> _EXERCISE BRIEF_:
Retype all of the listing exactly, passing over any picture you find.

> _INFORMATION PROVIDED_:
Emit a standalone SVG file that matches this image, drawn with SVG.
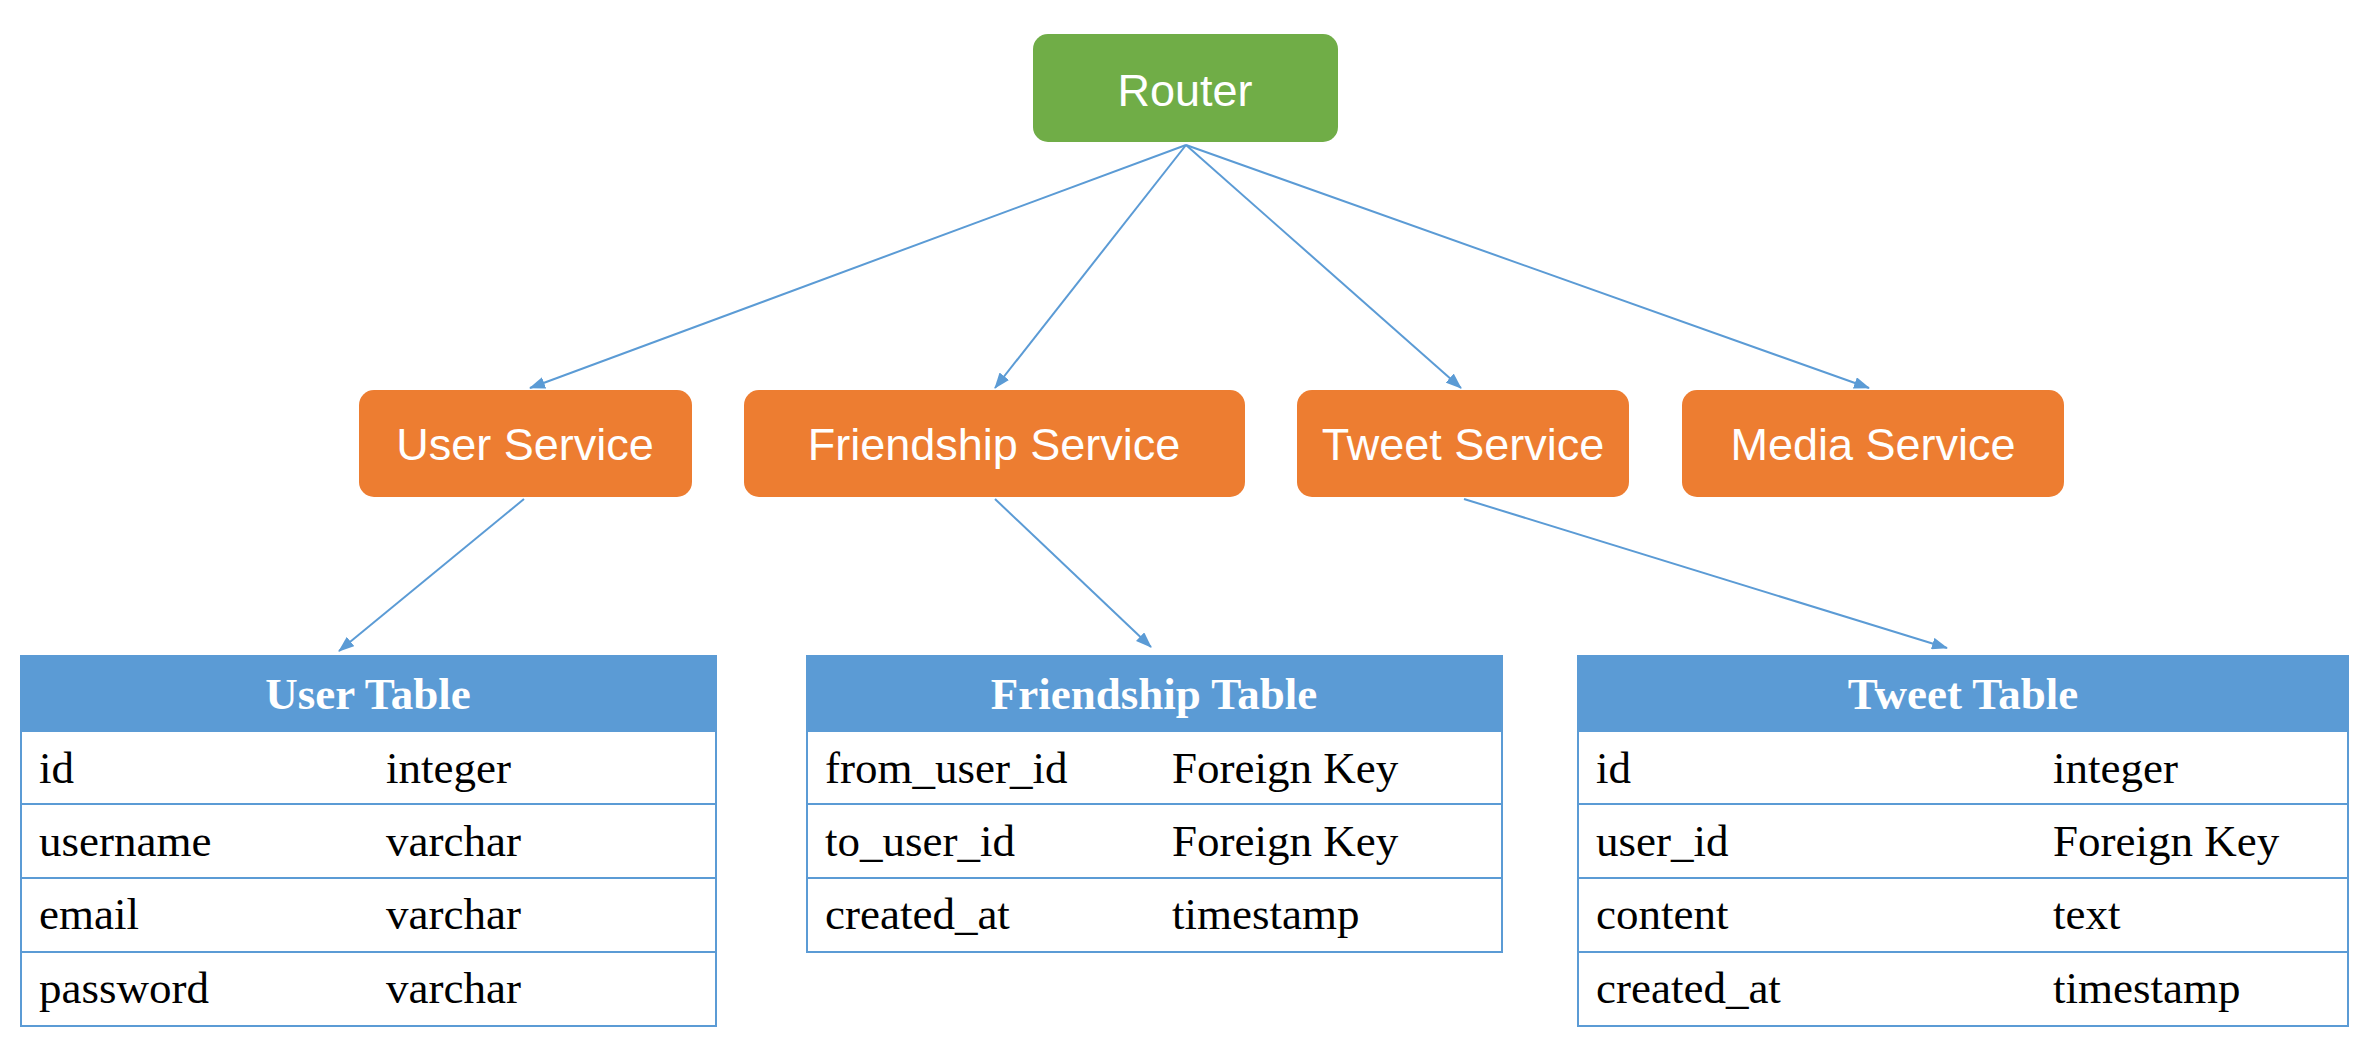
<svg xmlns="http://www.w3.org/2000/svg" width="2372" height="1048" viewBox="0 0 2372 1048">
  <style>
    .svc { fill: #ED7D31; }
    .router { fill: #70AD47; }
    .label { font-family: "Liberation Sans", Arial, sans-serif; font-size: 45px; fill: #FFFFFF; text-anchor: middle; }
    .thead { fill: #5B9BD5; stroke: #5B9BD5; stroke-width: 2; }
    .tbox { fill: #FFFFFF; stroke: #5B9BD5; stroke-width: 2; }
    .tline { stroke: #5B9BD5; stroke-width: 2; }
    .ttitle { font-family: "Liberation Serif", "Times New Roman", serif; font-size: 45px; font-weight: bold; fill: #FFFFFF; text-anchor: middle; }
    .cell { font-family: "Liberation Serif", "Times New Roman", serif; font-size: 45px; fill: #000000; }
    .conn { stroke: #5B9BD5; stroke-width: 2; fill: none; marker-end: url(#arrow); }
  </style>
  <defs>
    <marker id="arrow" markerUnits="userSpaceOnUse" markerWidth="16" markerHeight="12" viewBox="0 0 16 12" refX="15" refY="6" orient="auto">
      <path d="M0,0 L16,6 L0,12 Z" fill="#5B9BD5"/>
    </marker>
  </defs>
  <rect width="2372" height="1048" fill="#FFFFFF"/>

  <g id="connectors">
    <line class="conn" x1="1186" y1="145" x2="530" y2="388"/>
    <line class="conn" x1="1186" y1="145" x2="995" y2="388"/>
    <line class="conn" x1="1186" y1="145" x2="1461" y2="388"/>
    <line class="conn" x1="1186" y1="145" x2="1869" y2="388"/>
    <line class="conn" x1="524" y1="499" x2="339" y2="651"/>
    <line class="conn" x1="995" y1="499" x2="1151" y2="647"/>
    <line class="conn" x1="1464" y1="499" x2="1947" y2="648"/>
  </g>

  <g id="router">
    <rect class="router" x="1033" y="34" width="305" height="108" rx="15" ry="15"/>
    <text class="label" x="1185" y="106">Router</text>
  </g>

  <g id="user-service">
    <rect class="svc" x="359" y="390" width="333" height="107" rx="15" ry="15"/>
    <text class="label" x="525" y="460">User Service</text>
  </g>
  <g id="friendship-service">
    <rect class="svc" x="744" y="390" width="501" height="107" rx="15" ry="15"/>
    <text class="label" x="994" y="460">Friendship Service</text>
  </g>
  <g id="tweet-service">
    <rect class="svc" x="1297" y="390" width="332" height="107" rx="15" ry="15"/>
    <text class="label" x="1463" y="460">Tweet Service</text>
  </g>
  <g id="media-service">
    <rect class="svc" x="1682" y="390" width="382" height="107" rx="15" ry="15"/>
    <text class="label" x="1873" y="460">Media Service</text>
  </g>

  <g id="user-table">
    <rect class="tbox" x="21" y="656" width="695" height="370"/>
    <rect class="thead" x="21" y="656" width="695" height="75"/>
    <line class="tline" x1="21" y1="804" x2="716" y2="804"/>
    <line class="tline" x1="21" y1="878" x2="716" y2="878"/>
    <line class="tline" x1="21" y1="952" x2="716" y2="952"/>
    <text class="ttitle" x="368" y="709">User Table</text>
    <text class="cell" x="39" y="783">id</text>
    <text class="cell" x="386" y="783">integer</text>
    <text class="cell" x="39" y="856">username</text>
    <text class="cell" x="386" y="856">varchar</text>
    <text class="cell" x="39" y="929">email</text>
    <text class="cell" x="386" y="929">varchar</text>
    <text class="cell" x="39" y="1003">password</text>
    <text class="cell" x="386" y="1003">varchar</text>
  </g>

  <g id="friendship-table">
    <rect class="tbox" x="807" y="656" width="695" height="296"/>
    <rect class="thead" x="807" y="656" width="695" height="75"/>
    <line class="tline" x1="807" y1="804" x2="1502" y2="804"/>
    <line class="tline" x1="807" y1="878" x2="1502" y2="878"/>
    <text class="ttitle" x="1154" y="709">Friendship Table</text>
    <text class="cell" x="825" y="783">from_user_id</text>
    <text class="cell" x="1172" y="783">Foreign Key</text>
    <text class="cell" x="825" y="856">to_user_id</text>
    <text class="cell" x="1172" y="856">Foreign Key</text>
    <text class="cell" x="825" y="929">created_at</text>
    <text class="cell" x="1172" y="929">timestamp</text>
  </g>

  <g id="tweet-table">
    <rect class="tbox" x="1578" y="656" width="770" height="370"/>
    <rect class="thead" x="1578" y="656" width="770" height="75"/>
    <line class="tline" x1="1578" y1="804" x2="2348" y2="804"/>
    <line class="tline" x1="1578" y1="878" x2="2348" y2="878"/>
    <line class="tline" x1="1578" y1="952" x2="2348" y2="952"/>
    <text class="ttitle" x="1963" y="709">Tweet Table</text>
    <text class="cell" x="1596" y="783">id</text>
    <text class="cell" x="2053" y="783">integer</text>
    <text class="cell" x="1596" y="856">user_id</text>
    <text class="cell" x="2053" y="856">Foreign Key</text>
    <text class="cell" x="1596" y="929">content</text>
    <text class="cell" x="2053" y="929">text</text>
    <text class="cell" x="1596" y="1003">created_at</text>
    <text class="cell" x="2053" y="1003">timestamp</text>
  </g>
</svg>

> _TASK RESULT_:
Emit a standalone SVG file that matches this image, drawn with SVG.
<svg xmlns="http://www.w3.org/2000/svg" width="2372" height="1048" viewBox="0 0 2372 1048">
  <style>
    .svc { fill: #ED7D31; }
    .router { fill: #70AD47; }
    .label { font-family: "Liberation Sans", Arial, sans-serif; font-size: 45px; fill: #FFFFFF; text-anchor: middle; }
    .thead { fill: #5B9BD5; stroke: #5B9BD5; stroke-width: 2; }
    .tbox { fill: #FFFFFF; stroke: #5B9BD5; stroke-width: 2; }
    .tline { stroke: #5B9BD5; stroke-width: 2; }
    .ttitle { font-family: "Liberation Serif", "Times New Roman", serif; font-size: 45px; font-weight: bold; fill: #FFFFFF; text-anchor: middle; }
    .cell { font-family: "Liberation Serif", "Times New Roman", serif; font-size: 45px; fill: #000000; }
    .conn { stroke: #5B9BD5; stroke-width: 2; fill: none; marker-end: url(#arrow); }
  </style>
  <defs>
    <marker id="arrow" markerUnits="userSpaceOnUse" markerWidth="16" markerHeight="12" viewBox="0 0 16 12" refX="15" refY="6" orient="auto">
      <path d="M0,0 L16,6 L0,12 Z" fill="#5B9BD5"/>
    </marker>
  </defs>
  <rect width="2372" height="1048" fill="#FFFFFF"/>

  <g id="connectors">
    <line class="conn" x1="1186" y1="145" x2="530" y2="388"/>
    <line class="conn" x1="1186" y1="145" x2="995" y2="388"/>
    <line class="conn" x1="1186" y1="145" x2="1461" y2="388"/>
    <line class="conn" x1="1186" y1="145" x2="1869" y2="388"/>
    <line class="conn" x1="524" y1="499" x2="339" y2="651"/>
    <line class="conn" x1="995" y1="499" x2="1151" y2="647"/>
    <line class="conn" x1="1464" y1="499" x2="1947" y2="648"/>
  </g>

  <g id="router">
    <rect class="router" x="1033" y="34" width="305" height="108" rx="15" ry="15"/>
    <text class="label" x="1185" y="106">Router</text>
  </g>

  <g id="user-service">
    <rect class="svc" x="359" y="390" width="333" height="107" rx="15" ry="15"/>
    <text class="label" x="525" y="460">User Service</text>
  </g>
  <g id="friendship-service">
    <rect class="svc" x="744" y="390" width="501" height="107" rx="15" ry="15"/>
    <text class="label" x="994" y="460">Friendship Service</text>
  </g>
  <g id="tweet-service">
    <rect class="svc" x="1297" y="390" width="332" height="107" rx="15" ry="15"/>
    <text class="label" x="1463" y="460">Tweet Service</text>
  </g>
  <g id="media-service">
    <rect class="svc" x="1682" y="390" width="382" height="107" rx="15" ry="15"/>
    <text class="label" x="1873" y="460">Media Service</text>
  </g>

  <g id="user-table">
    <rect class="tbox" x="21" y="656" width="695" height="370"/>
    <rect class="thead" x="21" y="656" width="695" height="75"/>
    <line class="tline" x1="21" y1="804" x2="716" y2="804"/>
    <line class="tline" x1="21" y1="878" x2="716" y2="878"/>
    <line class="tline" x1="21" y1="952" x2="716" y2="952"/>
    <text class="ttitle" x="368" y="709">User Table</text>
    <text class="cell" x="39" y="783">id</text>
    <text class="cell" x="386" y="783">integer</text>
    <text class="cell" x="39" y="856">username</text>
    <text class="cell" x="386" y="856">varchar</text>
    <text class="cell" x="39" y="929">email</text>
    <text class="cell" x="386" y="929">varchar</text>
    <text class="cell" x="39" y="1003">password</text>
    <text class="cell" x="386" y="1003">varchar</text>
  </g>

  <g id="friendship-table">
    <rect class="tbox" x="807" y="656" width="695" height="296"/>
    <rect class="thead" x="807" y="656" width="695" height="75"/>
    <line class="tline" x1="807" y1="804" x2="1502" y2="804"/>
    <line class="tline" x1="807" y1="878" x2="1502" y2="878"/>
    <text class="ttitle" x="1154" y="709">Friendship Table</text>
    <text class="cell" x="825" y="783">from_user_id</text>
    <text class="cell" x="1172" y="783">Foreign Key</text>
    <text class="cell" x="825" y="856">to_user_id</text>
    <text class="cell" x="1172" y="856">Foreign Key</text>
    <text class="cell" x="825" y="929">created_at</text>
    <text class="cell" x="1172" y="929">timestamp</text>
  </g>

  <g id="tweet-table">
    <rect class="tbox" x="1578" y="656" width="770" height="370"/>
    <rect class="thead" x="1578" y="656" width="770" height="75"/>
    <line class="tline" x1="1578" y1="804" x2="2348" y2="804"/>
    <line class="tline" x1="1578" y1="878" x2="2348" y2="878"/>
    <line class="tline" x1="1578" y1="952" x2="2348" y2="952"/>
    <text class="ttitle" x="1963" y="709">Tweet Table</text>
    <text class="cell" x="1596" y="783">id</text>
    <text class="cell" x="2053" y="783">integer</text>
    <text class="cell" x="1596" y="856">user_id</text>
    <text class="cell" x="2053" y="856">Foreign Key</text>
    <text class="cell" x="1596" y="929">content</text>
    <text class="cell" x="2053" y="929">text</text>
    <text class="cell" x="1596" y="1003">created_at</text>
    <text class="cell" x="2053" y="1003">timestamp</text>
  </g>
</svg>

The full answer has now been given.